The city of Chino is included in the “proposed respondent” class. The city of Chino did not submit its 2015 report for 23 dwelling units as of Dec. 17 when the lawsuit was filed, Mr. Osann said. It will be up to the court to certify the full class in response to the proposed class, he said.
1,500 new dwellings
The city of Chino Hills issued permits for approximately 1,500 units between 2015 and 2017 without submitting the required reports.
According to Chino Hills building reports from 2015 to 2017, new dwelling unit permits were issued as follows: 110 permits in 2015, 448 in 2016, and 1,030 in 2017.
The residential growth spurt included Bristol Chino Hills, Vila Borba, Santa Barbara and Jade Tree in southern Chino Hills, the Founders development on Grand Avenue and Founders Drive, and The Crossings at Chino Hills on the northeast side of Fairfield Ranch Road and Monte Vista Avenue.
Chino Hills city spokesperson Denise Cattern said the city does not comment on active litigation, however the city is committed to water conservation and complying with all water conservation reporting requirements.
She said the city can affirm that the report for 2018 was submitted in 2019 and the 2019 report is in development for submittal in 2020.
Mrs. Cattern said staff is reviewing reporting requirements for any additional years outstanding.
San Bernardino County, one of the largest jurisdictions in the state, did not file any of the four required annual reports since 2015, Mr. Osann said.
The county issued permits for more than 2,200 dwelling units from 2015 to 2018, he said.

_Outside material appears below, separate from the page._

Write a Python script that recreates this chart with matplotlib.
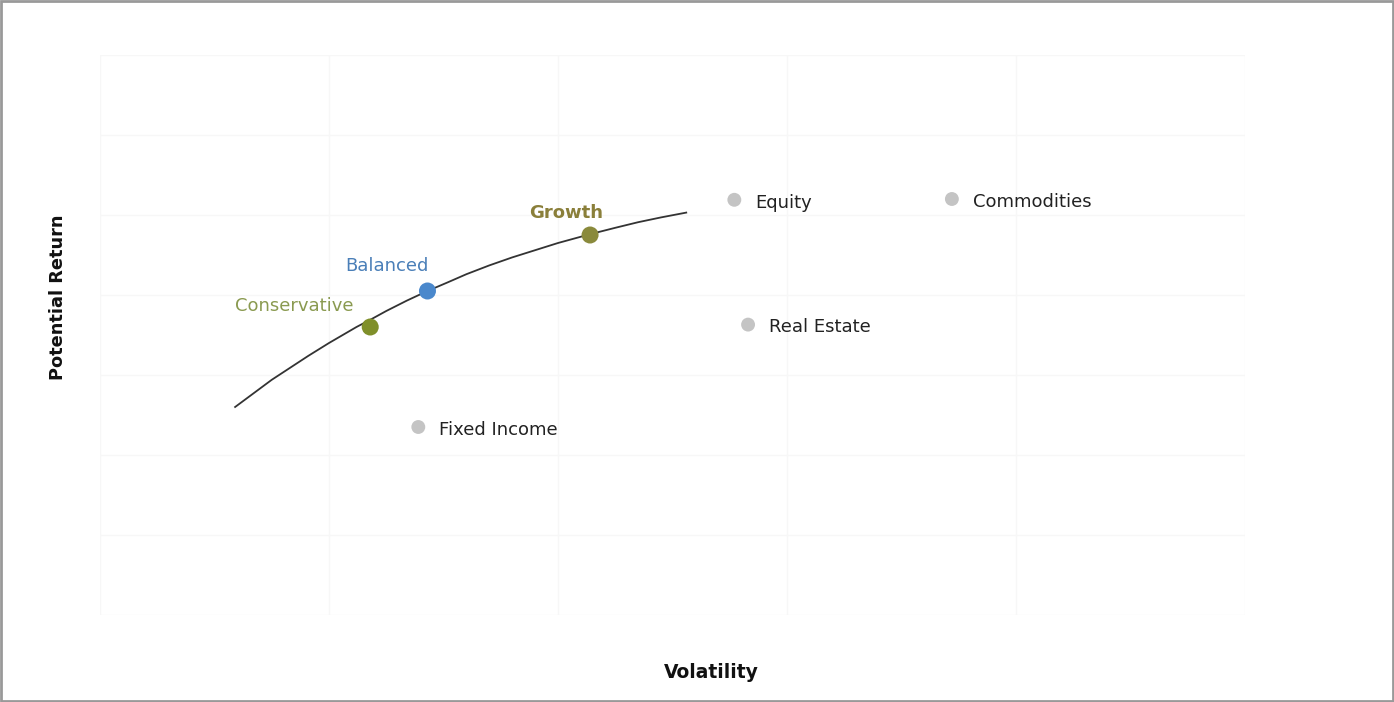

Mr. Osann said the state’s Department of Water Resources sent reminders to non-compliant jurisdictions six months ago and the NRDC sent reminder letters to more than 400 jurisdictions on Nov. 15.
Out of 540 cities and counties in the state, the majority have yet to file one or more of the annual reports, Mr. Osann said.
Since half of California’s drinking water supply is used for urban landscape irrigation, substantial water savings can be gained when new landscapes are installed through careful plant selection, efficient irrigation equipment and proper installation, he said.
The NRDC is asking the court to name the four entities as representatives of the respondent class, issue a writ of mandate requiring named and proposed respondents to complete annual reports to the state and report to the court and to NRDC at reasonable intervals, and to award the NRDC reasonable attorney fees and costs of the lawsuit.